Todas estas ideas han vuelto a mi cabeza después de visionar Rifkin’s Festival, El festival de Rifkin, la última proeza de Woody Allen, rodada esta vez en Donostia, en San Sebastián. En el marco incomparable del festival de cine. Con vistas maravillosas de la playa de la Concha, del Peine de los Vientos, hasta con un precioso mercadillo popular que luego resulta que se montó ad hoc para la película…

Vaya por delante que a mí esta película me ha gustado. No es mi favorita de Woody Allen, pero, teniendo mis reservas y mis críticas —que no vienen al caso hoy aquí—, me convence bastante. Y el caso es que no dejaba de preguntarme: si yo fuese de San Sebastián, si yo fuese donostiarra, ¿me gustaría más o menos? ¿Me parecería más o menos real o de cartón piedra? Y eso que Donostia, San Sebastián, es una ciudad bellísima pero considerablemente más pequeña y menos compleja que Barcelona. Digamos que es mucho más a escala de “pueblo”…A esa secreta escala de “pueblo” en la que quizá opera el Manhattan de Woody Allen sin que nunca nos diéramos cuenta…

A lo que iba: es para mí una alegría y un orgullo que sea catalana la productora que ahora mismo ayuda a hacer posible que se sigan estrenando películas de Woody Allen en el mundo.

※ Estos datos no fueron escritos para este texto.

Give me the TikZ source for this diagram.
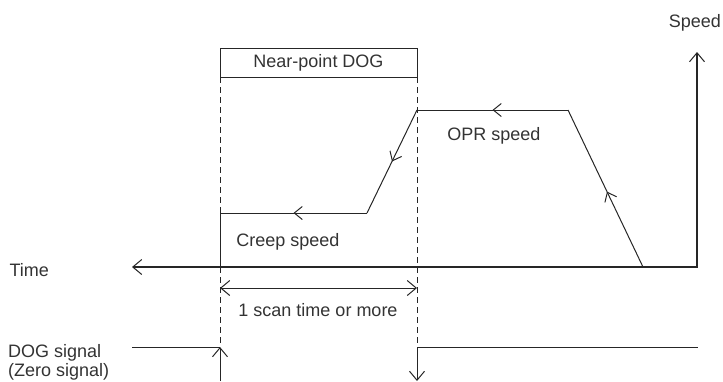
\documentclass[tikz,border=0pt]{standalone}
\usepackage{fontspec}
\setmainfont{Liberation Sans}
\usetikzlibrary{arrows.meta,decorations.markings}
\begin{document}
\begin{tikzpicture}[x=1pt,y=-1pt,
  every node/.style={font=\fontsize{18}{21}\selectfont, text=black!80},
  ln/.style={draw=black!85, line width=1pt},
  axis/.style={draw=black!85, line width=1.7pt},
  dsh/.style={draw=black!85, line width=1pt, dash pattern=on 6pt off 4pt},
  tip/.style={arrows={-Straight Barb[length=9pt,width=15pt,line width=1pt]}},
  dtip/.style={arrows={Straight Barb[length=9pt,width=15pt,line width=1pt]-Straight Barb[length=9pt,width=15pt,line width=1pt]}},
  midarrow/.style={postaction={decorate},decoration={markings,
     mark=at position #1 with {\arrow{Straight Barb[length=8pt,width=13pt,line width=1pt]}}}}
]
\useasboundingbox (0,0) rectangle (723,381);
% key coordinates
\coordinate (o) at (697,267);
\coordinate (tend) at (132,267);
\coordinate (send) at (697,52);
\coordinate (a1) at (643,267);
\coordinate (a2) at (568,110);
\coordinate (a3) at (417,110);
\coordinate (a4) at (367,213);
\coordinate (a5) at (220,213);
\coordinate (a6) at (220,267);
\coordinate (l0) at (220,77);
\coordinate (r0) at (417,77);
\coordinate (lsig) at (220,347);
\coordinate (rsig) at (417,347);
\coordinate (lbot) at (220,381);
\coordinate (rbot) at (417,381);
\coordinate (sigl) at (132,347);
\coordinate (sigr) at (698,347);
\coordinate (s1) at (220,288);
\coordinate (s2) at (417,288);

% near-point DOG box
\node[ln, minimum width=197pt, minimum height=29pt, inner sep=0pt] (dog) at (318.5,62.5) {Near-point DOG};

% dashed guides
\draw[dsh] (l0) -- (a5);
\draw[dsh] (a6) -- (lsig);
\draw[dsh] (r0) -- (rsig);

% axes
\draw[axis, dtip] (tend) -- (o) -- (send);

% speed profile
\draw[ln, midarrow=0.48] (a1) -- (a2);
\draw[ln, midarrow=0.5] (a2) -- (a3);
\draw[ln, midarrow=0.5] (a3) -- (a4);
\draw[ln, midarrow=0.5] (a4) -- (a5);
\draw[ln] (a5) -- (a6);

% scan time
\draw[ln, dtip] (s1) -- (s2);

% DOG signal
\draw[ln] (sigl) -- (lsig);
\draw[ln, tip] (lbot) -- (lsig);
\draw[ln, tip] (rsig) -- (rbot);
\draw[ln] (rsig) -- (sigr);

% labels
\node[anchor=east, inner sep=0pt] (speed) at (721,23) {Speed};
\node[anchor=west] (time) at (6,270) {Time};
\node (creep) at (288,242) {Creep speed};
\node (opr) at (494,136) {OPR speed};
\node (scan) at (318,310) {1 scan time or more};
\node[anchor=north west, align=left, inner sep=0pt, font=\fontsize{18}{19.5}\selectfont] (dogsig) at (8,344) {DOG signal\\(Zero signal)};
\end{tikzpicture}
\end{document}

Aunque estas empiecen a parecerse un poco a las aventuras de Tintín. Su película sobre Barcelona es de las más flojas que ha hecho, en mi opinión. Lo cual quizá no deja de constituir un paradójico homenaje. Un tácito reconocimiento de que Barcelona es mucha Barcelona…sobre todo para los que nunca salen de Manhattan.